▸ **AIM OF THE EXERCISE**
Look through the lines below and extract any with the word "chart".

========================================================================

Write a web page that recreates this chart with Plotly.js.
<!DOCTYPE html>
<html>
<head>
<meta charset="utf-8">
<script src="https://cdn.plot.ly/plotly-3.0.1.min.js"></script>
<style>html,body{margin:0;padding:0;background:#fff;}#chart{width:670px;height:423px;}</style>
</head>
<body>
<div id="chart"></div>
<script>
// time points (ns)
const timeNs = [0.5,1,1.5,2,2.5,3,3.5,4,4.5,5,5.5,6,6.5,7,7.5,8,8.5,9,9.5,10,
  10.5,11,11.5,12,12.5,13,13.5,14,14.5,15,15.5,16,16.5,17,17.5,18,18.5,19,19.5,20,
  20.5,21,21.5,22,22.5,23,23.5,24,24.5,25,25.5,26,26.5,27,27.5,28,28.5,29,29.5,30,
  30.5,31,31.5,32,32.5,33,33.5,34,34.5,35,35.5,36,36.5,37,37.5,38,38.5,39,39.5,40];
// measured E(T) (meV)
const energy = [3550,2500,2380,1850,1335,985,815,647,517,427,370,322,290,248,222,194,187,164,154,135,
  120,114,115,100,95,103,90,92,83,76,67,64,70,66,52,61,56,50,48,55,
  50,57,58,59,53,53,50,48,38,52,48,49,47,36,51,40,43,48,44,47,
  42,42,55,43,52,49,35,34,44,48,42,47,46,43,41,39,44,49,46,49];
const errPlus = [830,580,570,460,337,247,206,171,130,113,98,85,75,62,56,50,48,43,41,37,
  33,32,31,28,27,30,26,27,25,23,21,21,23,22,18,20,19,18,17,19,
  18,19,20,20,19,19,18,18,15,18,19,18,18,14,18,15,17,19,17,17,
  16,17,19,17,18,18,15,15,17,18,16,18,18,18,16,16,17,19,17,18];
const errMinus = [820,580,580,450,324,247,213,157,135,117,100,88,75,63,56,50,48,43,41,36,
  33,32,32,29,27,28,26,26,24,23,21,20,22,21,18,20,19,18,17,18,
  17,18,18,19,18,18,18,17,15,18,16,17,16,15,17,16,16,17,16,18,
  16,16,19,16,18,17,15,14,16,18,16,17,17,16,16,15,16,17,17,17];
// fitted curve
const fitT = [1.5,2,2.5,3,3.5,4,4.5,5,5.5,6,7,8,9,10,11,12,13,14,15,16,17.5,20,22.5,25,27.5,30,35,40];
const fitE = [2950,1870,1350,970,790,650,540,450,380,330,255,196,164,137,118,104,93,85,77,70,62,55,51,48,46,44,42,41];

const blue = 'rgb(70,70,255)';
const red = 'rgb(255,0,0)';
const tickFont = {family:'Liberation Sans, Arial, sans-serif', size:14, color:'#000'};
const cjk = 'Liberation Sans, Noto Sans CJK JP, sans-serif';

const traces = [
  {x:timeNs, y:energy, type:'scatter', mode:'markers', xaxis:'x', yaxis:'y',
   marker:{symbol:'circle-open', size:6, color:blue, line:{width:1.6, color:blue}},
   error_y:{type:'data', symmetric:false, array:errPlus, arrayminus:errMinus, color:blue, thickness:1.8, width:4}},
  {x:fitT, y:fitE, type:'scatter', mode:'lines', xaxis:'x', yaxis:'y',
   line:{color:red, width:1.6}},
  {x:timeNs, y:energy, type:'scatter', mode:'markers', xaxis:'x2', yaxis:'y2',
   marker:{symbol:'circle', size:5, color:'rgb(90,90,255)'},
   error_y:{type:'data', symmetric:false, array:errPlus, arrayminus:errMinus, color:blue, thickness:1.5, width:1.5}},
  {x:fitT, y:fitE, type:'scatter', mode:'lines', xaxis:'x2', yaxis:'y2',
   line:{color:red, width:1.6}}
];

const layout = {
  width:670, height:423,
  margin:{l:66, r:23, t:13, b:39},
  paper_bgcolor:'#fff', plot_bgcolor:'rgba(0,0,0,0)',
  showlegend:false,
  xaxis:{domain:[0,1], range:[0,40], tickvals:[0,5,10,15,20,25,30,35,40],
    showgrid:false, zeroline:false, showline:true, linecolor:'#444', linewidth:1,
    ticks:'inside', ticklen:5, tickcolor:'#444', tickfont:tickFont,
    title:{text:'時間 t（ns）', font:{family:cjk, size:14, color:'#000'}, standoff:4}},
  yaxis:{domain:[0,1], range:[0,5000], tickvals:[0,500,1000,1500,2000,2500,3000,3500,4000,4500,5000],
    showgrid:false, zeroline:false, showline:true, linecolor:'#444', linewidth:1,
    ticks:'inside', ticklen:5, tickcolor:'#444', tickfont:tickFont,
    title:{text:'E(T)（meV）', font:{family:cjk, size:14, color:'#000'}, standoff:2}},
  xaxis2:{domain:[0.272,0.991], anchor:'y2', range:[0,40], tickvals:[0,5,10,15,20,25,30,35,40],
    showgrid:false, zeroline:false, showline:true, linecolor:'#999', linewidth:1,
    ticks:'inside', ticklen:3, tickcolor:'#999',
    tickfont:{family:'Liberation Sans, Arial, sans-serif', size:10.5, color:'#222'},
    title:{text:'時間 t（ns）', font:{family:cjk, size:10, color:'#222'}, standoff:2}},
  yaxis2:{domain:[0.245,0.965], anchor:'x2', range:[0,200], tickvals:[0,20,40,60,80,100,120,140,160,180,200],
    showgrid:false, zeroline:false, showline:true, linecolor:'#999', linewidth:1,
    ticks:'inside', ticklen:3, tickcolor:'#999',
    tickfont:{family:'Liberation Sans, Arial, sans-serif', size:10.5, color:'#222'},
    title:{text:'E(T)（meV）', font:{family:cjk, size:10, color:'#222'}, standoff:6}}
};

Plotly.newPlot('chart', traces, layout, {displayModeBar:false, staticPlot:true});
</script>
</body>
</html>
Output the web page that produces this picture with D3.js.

========================================================================

▸ **EXERCISE RESULT**
Write a web page that recreates this chart with Plotly.js.
<style>html,body{margin:0;padding:0;background:#fff;}#chart{width:670px;height:423px;}</style>
<div id="chart"></div>
Plotly.newPlot('chart', traces, layout, {displayModeBar:false, staticPlot:true});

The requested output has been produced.